I have no daughter. I desire none.

Poetaster
03-31-2015, 01:32 PM
Didn't Plath have bipolar disorder and was known in her teens as being suicidal?

Pompey Bum
03-31-2015, 03:16 PM
A poet called Mrs Ted Hughs
One day got a case of the blues.
She opened the oven
Her head for to shove in
Crying, "Hey, do the math, Plath is news!"

Lykren
03-31-2015, 11:53 PM
I really disagree that there was any kind of decision to reject traditional poetic values on the part of these poets. The idea that they 'set a trap' in order to get attention, or that their cheap 'shock tactics' rebounded on their own souls feels both callous and oversimplified.

I don't think that Plath or Lowell hold their own with the best of the Modernists (Stevens, Eliot) but Plath, in particular, had a very unusual flair for setting a scene with musical imagery. Here are a few poems by her I like.

The Night Dances

A smile fell in the grass.
Irretrievable!

And how will your night dances
Lose themselves. In mathematics?

Such pure leaps and spirals ----
Surely they travel

The world forever, I shall not entirely
Sit emptied of beauties, the gift

Of your small breath, the drenched grass
Smell of your sleeps, lilies, lilies.

Their flesh bears no relation.
Cold folds of ego, the calla,

And the tiger, embellishing itself ----
Spots, and a spread of hot petals.

The comets
Have such a space to cross,

Such coldness, forgetfulness.
So your gestures flake off ----

Warm and human, then their pink light
Bleeding and peeling

Through the black amnesias of heaven.
Why am I given

These lamps, these planets
Falling like blessings, like flakes

Six sided, white
On my eyes, my lips, my hair

Touching and melting.
Nowhere.


Edge

The woman is perfected.
Her dead

Body wears the smile of accomplishment,
The illusion of a Greek necessity

Flows in the scrolls of her toga,
Her bare

Feet seem to be saying:
We have come so far, it is over.

Each dead child coiled, a white serpent,
One at each little

Pitcher of milk, now empty.
She has folded

Them back into her body as petals
Of a rose close when the garden

Stiffens and odors bleed
From the sweet, deep throats of the night flower.

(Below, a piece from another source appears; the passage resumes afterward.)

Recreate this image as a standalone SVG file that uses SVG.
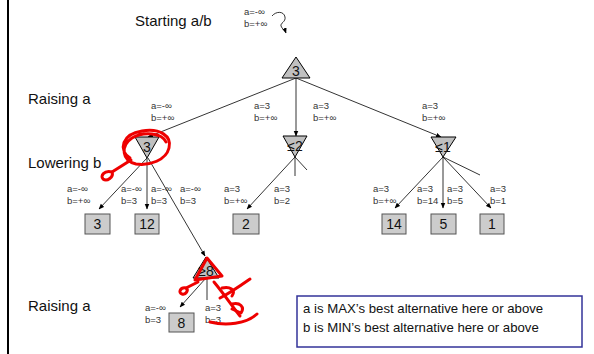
<svg xmlns="http://www.w3.org/2000/svg" width="594" height="354" viewBox="0 0 594 354">
<style>
.t{font-family:"Liberation Sans",Arial,sans-serif;fill:#111}
.big{font-size:15px}
.lbl{font-size:9.5px;fill:#333}
.num{font-size:14px;text-anchor:middle}
.tri{fill:#c0c0c0;stroke:#000;stroke-width:1}
.box{fill:#cccccc;stroke:#555;stroke-width:1}
.e{stroke:#000;stroke-width:0.8;fill:none}
.red{stroke:#e00;stroke-width:3;fill:none;stroke-linecap:round;stroke-linejoin:round}
</style>
<defs>
<marker id="ah" viewBox="0 0 10 10" refX="9" refY="5" markerWidth="7" markerHeight="7" orient="auto">
<path d="M0,1 L10,5 L0,9 z" fill="#000"/>
</marker>
</defs>
<rect width="594" height="354" fill="#fff"/>
<line x1="8" y1="0" x2="8" y2="354" stroke="#000" stroke-width="2"/>

<g id="side-labels">
<text class="t big" x="135" y="26">Starting a/b</text>
<text class="t big" x="28" y="104">Raising a</text>
<text class="t big" x="28" y="168">Lowering b</text>
<text class="t big" x="28" y="311">Raising a</text>
<text class="t lbl" x="244" y="15">a=-∞</text>
<text class="t lbl" x="244" y="27">b=+∞</text>
</g>

<g id="connectors">
<path class="e" d="M272,16 C276,11 284,11 285,17 C286,22 280,23 281,26 C282,29 285,30 286,33" marker-end="url(#ah)"/>
<line class="e" x1="296" y1="78" x2="148" y2="137" marker-end="url(#ah)"/>
<line class="e" x1="296" y1="78" x2="296" y2="136" marker-end="url(#ah)"/>
<line class="e" x1="296" y1="78" x2="441" y2="137" marker-end="url(#ah)"/>
<line class="e" x1="147" y1="158" x2="99" y2="209" marker-end="url(#ah)"/>
<line class="e" x1="147" y1="158" x2="147" y2="209" marker-end="url(#ah)"/>
<line class="e" x1="148" y1="158" x2="205" y2="256" marker-end="url(#ah)"/>
<line class="e" x1="295" y1="157" x2="247" y2="209" marker-end="url(#ah)"/>
<line class="e" x1="295" y1="157" x2="295" y2="176"/>
<line class="e" x1="295" y1="157" x2="307" y2="170"/>
<line class="e" x1="443" y1="157" x2="395" y2="208" marker-end="url(#ah)"/>
<line class="e" x1="443" y1="157" x2="443" y2="208" marker-end="url(#ah)"/>
<line class="e" x1="443" y1="157" x2="491" y2="208" marker-end="url(#ah)"/>
<line class="e" x1="443" y1="157" x2="480" y2="175"/>
<line class="e" x1="206" y1="278" x2="180" y2="307" marker-end="url(#ah)"/>
<line class="e" x1="207" y1="278" x2="207" y2="300"/>
</g>

<g id="edge-labels">
<text class="t lbl" x="151" y="109">a=-∞</text><text class="t lbl" x="151" y="121">b=+∞</text>
<text class="t lbl" x="254" y="109">a=3</text><text class="t lbl" x="254" y="121">b=+∞</text>
<text class="t lbl" x="313" y="109">a=3</text><text class="t lbl" x="313" y="121">b=+∞</text>
<text class="t lbl" x="422" y="109">a=3</text><text class="t lbl" x="422" y="121">b=+∞</text>
<text class="t lbl" x="67" y="192">a=-∞</text><text class="t lbl" x="67" y="204">b=+∞</text>
<text class="t lbl" x="121" y="192">a=-∞</text><text class="t lbl" x="121" y="204">b=3</text>
<text class="t lbl" x="151" y="192">a=-∞</text><text class="t lbl" x="151" y="204">b=3</text>
<text class="t lbl" x="180" y="192">a=-∞</text><text class="t lbl" x="180" y="204">b=3</text>
<text class="t lbl" x="224" y="192">a=3</text><text class="t lbl" x="224" y="204">b=+∞</text>
<text class="t lbl" x="274" y="192">a=3</text><text class="t lbl" x="274" y="204">b=2</text>
<text class="t lbl" x="373" y="192">a=3</text><text class="t lbl" x="373" y="204">b=+∞</text>
<text class="t lbl" x="417" y="192">a=3</text><text class="t lbl" x="417" y="204">b=14</text>
<text class="t lbl" x="447" y="192">a=3</text><text class="t lbl" x="447" y="204">b=5</text>
<text class="t lbl" x="490" y="192">a=3</text><text class="t lbl" x="490" y="204">b=1</text>
<text class="t lbl" x="145" y="311">a=-∞</text><text class="t lbl" x="145" y="323">b=3</text>
<text class="t lbl" x="205" y="311">a=3</text><text class="t lbl" x="205" y="323">b=3</text>
</g>

<g id="root"><polygon class="tri" points="296,57 282,78 310,78"/><text class="t num" x="296" y="76">3</text></g>
<g id="min-left"><polygon class="tri" points="135,137 159,137 147,158"/><text class="t num" x="147" y="152">3</text></g>
<g id="min-mid"><polygon class="tri" points="283,136 307,136 295,157"/><text class="t num" x="295" y="151">≤2</text></g>
<g id="min-right"><polygon class="tri" points="431,137 456,137 443,157"/><text class="t num" x="443" y="152">≤1</text></g>
<g id="max-8"><polygon class="tri" points="206,257 193,278 219,278"/><text class="t num" x="206" y="276">≥8</text></g>

<g id="leaf-3"><rect class="box" x="85" y="214" width="25" height="20"/><text class="t num" x="97.5" y="229">3</text></g>
<g id="leaf-12"><rect class="box" x="135" y="214" width="24" height="20"/><text class="t num" x="147" y="229">12</text></g>
<g id="leaf-2"><rect class="box" x="233" y="214" width="26" height="20"/><text class="t num" x="246" y="229">2</text></g>
<g id="leaf-14"><rect class="box" x="382" y="214" width="24" height="20"/><text class="t num" x="394" y="229">14</text></g>
<g id="leaf-5"><rect class="box" x="431" y="214" width="25" height="20"/><text class="t num" x="443.5" y="229">5</text></g>
<g id="leaf-1"><rect class="box" x="480" y="214" width="24" height="20"/><text class="t num" x="492" y="229">1</text></g>
<g id="leaf-8"><rect class="box" x="169" y="313" width="25" height="19"/><text class="t num" x="181.5" y="328">8</text></g>

<g id="legend">
<rect x="297" y="296" width="285" height="51" fill="#fff" stroke="#333399" stroke-width="1.5"/>
<text class="t" style="font-size:13.2px" x="303" y="313">a is MAX’s best alternative here or above</text>
<text class="t" style="font-size:13.2px" x="303" y="332">b is MIN’s best alternative here or above</text>
</g>

<g id="annotations">
<path class="red" d="M130,158 C118,150 122,134 142,131 C160,128 172,136 169,148 C166,160 150,166 136,164 C122,161 120,146 132,138 C144,131 162,133 166,142"/>
<path class="red" d="M131,160 L112,172"/>
<path class="red" d="M112,172 C104,170 100,176 103,179 C107,182 114,177 112,172 Z"/>
<path class="red" d="M207,258 L195,280 L222,276 Z"/>
<path class="red" d="M198,282 L186,288"/>
<path class="red" d="M186,288 C180,287 178,293 182,294 C186,295 189,290 186,288 Z"/>
<path class="red" d="M214,282 C224,294 232,306 240,316"/>
<path class="red" d="M250,279 C240,286 228,294 220,298"/>
<path class="red" d="M222,288 C230,286 236,290 232,296"/>
<path class="red" d="M232,304 C240,302 245,307 241,313 L232,309"/>
<path class="red" d="M210,322 C226,326 246,324 257,314"/>
</g>
</svg>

The moon has nothing to be sad about,
Staring from her hood of bone.

She is used to this sort of thing.
Her blacks crackle and drag.

Ecurb
04-01-2015, 12:00 PM
I'm not sure if some of the suicidal poets of the 1950s made a "decision" to reject traditional poetic values, or just did it more naturally. In the Kees poems I posted above, "For My Daughter" definitely appears to reject the value of parenthood. "Crime Club" rejects the notion that there are poetic (or legal) answers.

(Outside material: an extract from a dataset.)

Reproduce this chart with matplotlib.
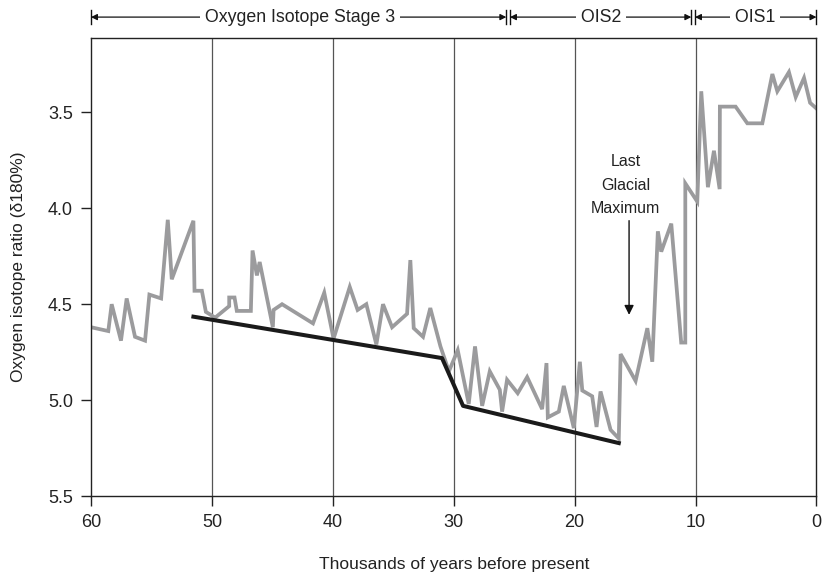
import matplotlib
matplotlib.use('Agg')
import matplotlib.pyplot as plt
import matplotlib.transforms as mtransforms

plt.rcParams['font.family'] = ['Liberation Sans', 'DejaVu Sans']

# oxygen isotope record (thousands of years BP, delta 18O)
age = [60.0, 58.57, 58.29, 57.52, 57.05, 56.36, 55.53, 55.17, 54.2, 53.65,
       53.32, 51.53, 51.44, 50.83, 50.5, 49.73, 48.57, 48.57, 48.13, 47.94,
       46.78, 46.64, 46.28, 46.05, 44.96, 44.9, 44.2, 41.64, 40.71, 39.94,
       38.6, 37.95, 37.23, 36.4, 35.85, 35.1, 33.86, 33.59, 33.31, 32.54,
       31.94, 31.1, 30.4, 29.67, 28.76, 28.24, 27.65, 27.02, 26.19, 26.0,
       25.59, 24.71, 23.93, 22.69, 22.33, 22.22, 21.31, 20.9, 20.07, 19.57,
       19.37, 18.55, 18.19, 17.86, 17.03, 16.35, 16.2, 14.96, 13.99, 13.58,
       13.12, 12.84, 12.01, 11.19, 10.85, 10.85, 9.86, 9.53, 8.98, 8.48,
       8.01, 7.99, 6.69, 5.72, 4.48, 3.65, 3.24, 2.28, 1.72, 1.03,
       0.53, 0.0]
ratio = [4.62, 4.64, 4.50, 4.69, 4.47, 4.67, 4.69, 4.45, 4.47, 4.06,
         4.37, 4.065, 4.43, 4.43, 4.54, 4.57, 4.51, 4.465, 4.465, 4.535,
         4.535, 4.22, 4.35, 4.28, 4.62, 4.53, 4.50, 4.60, 4.44, 4.68,
         4.41, 4.53, 4.50, 4.71, 4.50, 4.62, 4.55, 4.27, 4.625, 4.67,
         4.52, 4.72, 4.85, 4.74, 5.02, 4.72, 5.03, 4.85, 4.946, 5.06,
         4.894, 4.964, 4.88, 5.047, 4.807, 5.09, 5.06, 4.926, 5.146, 4.80,
         4.95, 4.98, 5.14, 4.955, 5.155, 5.20, 4.76, 4.90, 4.625, 4.80,
         4.12, 4.226, 4.08, 4.70, 4.70, 3.87, 3.965, 3.39, 3.89, 3.70,
         3.90, 3.47, 3.47, 3.557, 3.557, 3.30, 3.39, 3.29, 3.42, 3.32,
         3.45, 3.48]

# trend line
trend_age = [51.53, 30.97, 29.23, 16.35]
trend_ratio = [4.565, 4.781, 5.03, 5.224]

# isotope stages (label, older bound, younger bound)
stage_names = ['Oxygen Isotope Stage 3', 'OIS2', 'OIS1']
stage_start = [60.0, 25.5, 10.2]
stage_end = [25.5, 10.2, 0.0]

grid_x = [50, 40, 30, 20, 10]
xticks = [60, 50, 40, 30, 20, 10, 0]
yticks = [3.5, 4.0, 4.5, 5.0, 5.5]

fig = plt.figure(figsize=(8.22, 5.87), dpi=100)
ax = fig.add_axes([0.1107, 0.155, 0.8826, 0.780])

for gx in grid_x:
    ax.axvline(gx, color='#555555', lw=0.9, zorder=1)

ax.plot(age, ratio, color='#9b9b9d', lw=2.7, solid_joinstyle='miter', zorder=2)
ax.plot(trend_age, trend_ratio, color='#1a1a1a', lw=2.9, zorder=3)

ax.set_xlim(60, 0)
ax.set_ylim(5.5, 3.113)
ax.set_xticks(xticks)
ax.set_xticklabels([str(t) for t in xticks])
ax.set_yticks(yticks)
ax.set_yticklabels(['%.1f' % t for t in yticks])
ax.tick_params(direction='out', length=7, width=1, labelsize=13, pad=6,
               color='#222222', labelcolor='#222222')
for s in ax.spines.values():
    s.set_linewidth(1)
    s.set_color('#222222')

ax.set_xlabel('Thousands of years before present', fontsize=12.5,
              color='#222222', labelpad=19)
ax.set_ylabel('Oxygen isotope ratio (\u03b4180%)', fontsize=12.5,
              color='#222222', labelpad=16)

# last glacial maximum note
ax.text(15.8, 3.88, 'Last\nGlacial\nMaximum', ha='center', va='center',
        fontsize=11.5, color='#222222', linespacing=1.7)
ax.annotate('', xy=(15.5, 4.57), xytext=(15.5, 4.05),
            arrowprops=dict(arrowstyle='-|>', color='#111111', lw=1,
                            mutation_scale=14))

# stage brackets above the plot
trans = mtransforms.blended_transform_factory(ax.transData, ax.transAxes)
hy = 1.046
gap = 0.15
for name, a, b in zip(stage_names, stage_start, stage_end):
    left = a - gap if a < 60 else a
    right = b + gap if b > 0 else b
    mid = (a + b) / 2
    ax.text(mid, hy, ' ' + name + ' ', transform=trans, ha='center',
            va='center', fontsize=12.8, color='#222222',
            bbox=dict(facecolor='white', edgecolor='none', pad=0), zorder=5)
    for tip, tail in [(left, mid), (right, mid)]:
        ax.annotate('', xy=(tip, hy), xytext=(tail, hy), xycoords=trans,
                    textcoords=trans, annotation_clip=False,
                    arrowprops=dict(arrowstyle='-|>', color='#111111',
                                    lw=0.9, mutation_scale=9,
                                    shrinkA=0, shrinkB=0), zorder=4)
    for end in (left, right):
        ax.plot([end, end], [hy - 0.016, hy + 0.016], transform=trans,
                color='#111111', lw=1, clip_on=False)

fig.savefig('out.png', dpi=100)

I certainly didn't mean to suggest that their "shock tactics" were "cheap". All of poetry involves "tactics" -- and they are "cheap" only if the poems are cheap. I'll grant that my initial post "oversimplified" the issue (how could a one paragraph post do otherwise?). Nonetheless, I think it's reasonable to suspect that personality influences the kind of poems a poet writes, which, in turn, influence his personality. The depressed poet who writes depressing poems may become more depressed, as his sorrow becomes an essential part of his art. Isn't it possible that Wordsworth learned his romantic view of nature by writing his poems, as well as writing his poems because he had a romantic view of nature? Each influences the other (perhaps).

Wasn't "The Edge" Plath's last poem? Didn't she pour out glasses of milk for her children before turning on the oven? Can't poetry (especially for the poet, who must immerse herself in her art) influence mood, as well as reflecting it? I don't have the answers -- but the questions seem reasonable.